- **THE TASK**
Extract all lines containing "this".

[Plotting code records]
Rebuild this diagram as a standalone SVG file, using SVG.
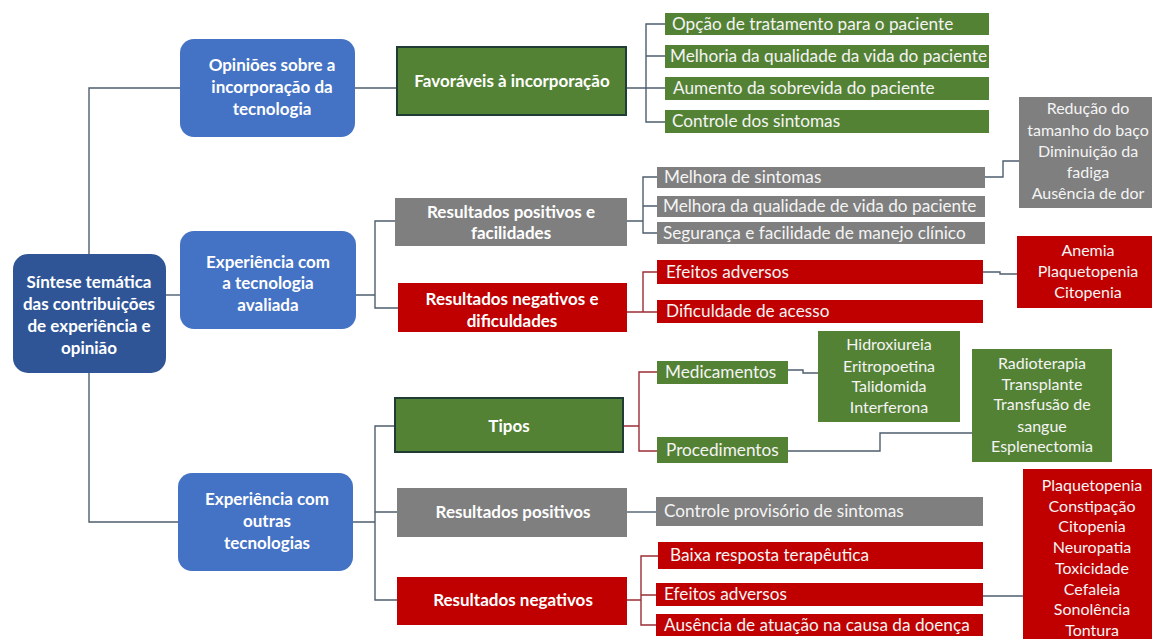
<svg xmlns="http://www.w3.org/2000/svg" width="1152" height="639" viewBox="0 0 1152 639">
<style>
.root{fill:#2f5597}
.blue{fill:#4472c4}
.g{fill:#548235}
.gb{fill:#548235;stroke:#1f3d35;stroke-width:2}
.gr{fill:#7f7f7f}
.rd{fill:#c00000}
text{font-family:Lato,"Open Sans",sans-serif;fill:#ffffff}
.b{font-weight:bold;font-size:17px;text-anchor:middle}
.i{font-size:17.2px;fill:#f4f4f4}
.l{font-size:16px;text-anchor:middle;fill:#f4f4f4}
.c{fill:none;stroke:#4d5e6e;stroke-width:1.4}
.cr{fill:none;stroke:#9b2d35;stroke-width:1.4}
</style>
<rect width="1152" height="639" fill="#ffffff"/>
<g id="connectors">
<path class="c" d="M180,88 H89 V522 H178"/>
<path class="c" d="M166,295 H180"/>
<path class="c" d="M355,88 H397"/>
<path class="c" d="M626,88 H646 M665,24 H646 V122 H665 M646,56 H665 M646,88 H665"/>
<path class="c" d="M356,295 H375 M395,221 H375 V308 H398"/>
<path class="c" d="M627,221 H643 M657,177 H643 V233 H657 M643,206 H657"/>
<path class="cr" d="M627,312 H643 M657,272 H643 V312 H657"/>
<path class="c" d="M983,272 H1000 V274 H1017"/>
<path class="c" d="M985,177 H1003 V161 H1019"/>
<path class="c" d="M353,522 H375 M395,426 H375 V600 H397 M375,512 H397"/>
<path class="cr" d="M623,426 H639 M657,372 H639 V451 H657"/>
<path class="c" d="M788,370 H803 V373 H818"/>
<path class="c" d="M788,451 H880 V433 H972"/>
<path class="c" d="M627,512 H656"/>
<path class="cr" d="M627,600 H641 M658,556 H641 V625 H656 M641,595 H656"/>
<path class="c" d="M983,596 H1023"/>
</g>
<g id="root">
<rect class="root" x="13" y="254" width="153" height="119" rx="15"/>
<text class="b"><tspan x="89" y="288">Síntese temática</tspan><tspan x="89" y="310">das contribuições</tspan><tspan x="89" y="332">de experiência e</tspan><tspan x="89" y="354">opinião</tspan></text>
</g>
<g id="opinioes">
<rect class="blue" x="180" y="39" width="175" height="98" rx="14"/>
<text class="b"><tspan x="272" y="71">Opiniões sobre a</tspan><tspan x="272" y="93">incorporação da</tspan><tspan x="272" y="115">tecnologia</tspan></text>
</g>
<g id="favoraveis">
<rect class="gb" x="397" y="47" width="229" height="68"/>
<text class="b" x="512" y="87">Favoráveis à incorporação</text>
</g>
<g id="fav-items">
<rect class="g" x="665" y="13" width="324" height="22"/>
<text class="i" x="672" y="30">Opção de tratamento para o paciente</text>
<rect class="g" x="665" y="45" width="324" height="23"/>
<text class="i" x="670" y="62">Melhoria da qualidade da vida do paciente</text>
<rect class="g" x="665" y="77" width="324" height="23"/>
<text class="i" x="673" y="94">Aumento da sobrevida do paciente</text>
<rect class="g" x="665" y="110" width="324" height="23"/>
<text class="i" x="672" y="127">Controle dos sintomas</text>
</g>
<g id="exp-avaliada">
<rect class="blue" x="180" y="231" width="176" height="98" rx="14"/>
<text class="b"><tspan x="268" y="268">Experiência com</tspan><tspan x="268" y="289">a tecnologia</tspan><tspan x="268" y="311">avaliada</tspan></text>
</g>
<g id="res-pos-fac">
<rect class="gr" x="395" y="198" width="232" height="48"/>
<text class="b"><tspan x="511" y="218">Resultados positivos e</tspan><tspan x="511" y="239">facilidades</tspan></text>
</g>
<g id="res-neg-dif">
<rect class="rd" x="398" y="283" width="229" height="49"/>
<text class="b"><tspan x="512" y="305">Resultados negativos e</tspan><tspan x="512" y="327">dificuldades</tspan></text>
</g>
<g id="pos-items">
<rect class="gr" x="657" y="167" width="328" height="21"/>
<text class="i" x="664" y="183">Melhora de sintomas</text>
<rect class="gr" x="657" y="196" width="328" height="21"/>
<text class="i" x="663" y="212">Melhora da qualidade de vida do paciente</text>
<rect class="gr" x="657" y="222" width="328" height="22"/>
<text class="i" x="663" y="239">Segurança e facilidade de manejo clínico</text>
</g>
<g id="sintomas-detalhe">
<rect class="gr" x="1019" y="97" width="133" height="111"/>
<text class="l"><tspan x="1088" y="114">Redução do</tspan><tspan x="1088" y="136">tamanho do baço</tspan><tspan x="1088" y="157">Diminuição da</tspan><tspan x="1088" y="178">fadiga</tspan><tspan x="1088" y="199">Ausência de dor</tspan></text>
</g>
<g id="neg-items">
<rect class="rd" x="657" y="260" width="326" height="24"/>
<text class="i" x="666" y="278">Efeitos adversos</text>
<rect class="rd" x="657" y="300" width="326" height="23"/>
<text class="i" x="666" y="317">Dificuldade de acesso</text>
</g>
<g id="efeitos-detalhe">
<rect class="rd" x="1017" y="236" width="135" height="72"/>
<text class="l"><tspan x="1088" y="256">Anemia</tspan><tspan x="1088" y="277">Plaquetopenia</tspan><tspan x="1088" y="298">Citopenia</tspan></text>
</g>
<g id="exp-outras">
<rect class="blue" x="178" y="473" width="175" height="98" rx="14"/>
<text class="b"><tspan x="267" y="505">Experiência com</tspan><tspan x="267" y="527">outras</tspan><tspan x="267" y="549">tecnologias</tspan></text>
</g>
<g id="tipos">
<rect class="gb" x="395" y="398" width="228" height="54"/>
<text class="b" x="509" y="432">Tipos</text>
</g>
<g id="tipos-items">
<rect class="g" x="657" y="361" width="131" height="23"/>
<text class="i" x="665" y="378">Medicamentos</text>
<rect class="g" x="657" y="437" width="131" height="26"/>
<text class="i" x="666" y="456">Procedimentos</text>
</g>
<g id="medicamentos-detalhe">
<rect class="g" x="818" y="331" width="142" height="91"/>
<text class="l"><tspan x="889" y="350">Hidroxiureia</tspan><tspan x="889" y="372">Eritropoetina</tspan><tspan x="889" y="392">Talidomida</tspan><tspan x="889" y="413">Interferona</tspan></text>
</g>
<g id="procedimentos-detalhe">
<rect class="g" x="972" y="349" width="140" height="113"/>
<text class="l"><tspan x="1042" y="369">Radioterapia</tspan><tspan x="1042" y="390">Transplante</tspan><tspan x="1042" y="410">Transfusão de</tspan><tspan x="1042" y="432">sangue</tspan><tspan x="1042" y="452">Esplenectomia</tspan></text>
</g>
<g id="res-positivos">
<rect class="gr" x="397" y="488" width="230" height="49"/>
<text class="b" x="513" y="518">Resultados positivos</text>
</g>
<g id="controle">
<rect class="gr" x="656" y="497" width="327" height="29"/>
<text class="i" x="664" y="517">Controle provisório de sintomas</text>
</g>
<g id="res-negativos">
<rect class="rd" x="397" y="577" width="230" height="48"/>
<text class="b" x="513" y="606">Resultados negativos</text>
</g>
<g id="resneg-items">
<rect class="rd" x="658" y="542" width="325" height="27"/>
<text class="i" x="670" y="561">Baixa resposta terapêutica</text>
<rect class="rd" x="656" y="583" width="327" height="23"/>
<text class="i" x="664" y="600">Efeitos adversos</text>
<rect class="rd" x="656" y="614" width="327" height="22"/>
<text class="i" x="664" y="631">Ausência de atuação na causa da doença</text>
</g>
<g id="efeitos-outros-detalhe">
<rect class="rd" x="1023" y="469" width="129" height="170"/>
<text class="l"><tspan x="1092" y="491">Plaquetopenia</tspan><tspan x="1092" y="512">Constipação</tspan><tspan x="1092" y="532">Citopenia</tspan><tspan x="1092" y="553">Neuropatia</tspan><tspan x="1092" y="574">Toxicidade</tspan><tspan x="1092" y="595">Cefaleia</tspan><tspan x="1092" y="615">Sonolência</tspan><tspan x="1092" y="636">Tontura</tspan></text>
</g>
</svg>
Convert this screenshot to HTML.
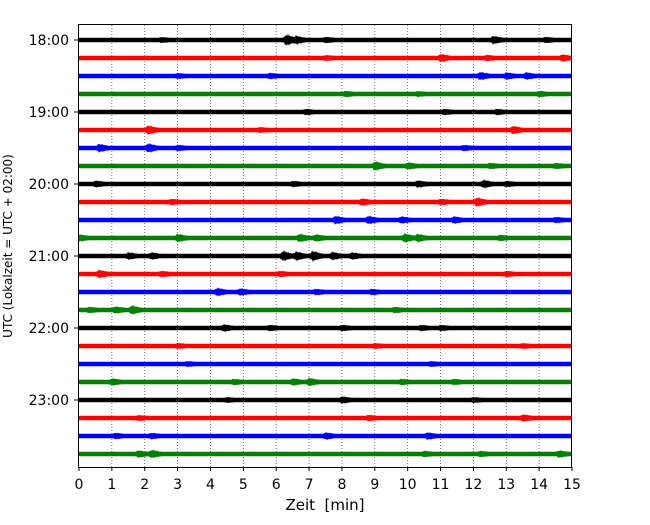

- **CORRECT ANSWER**
Rebuild this diagram as a standalone SVG file, using SVG.
Convert this screenshot to HTML.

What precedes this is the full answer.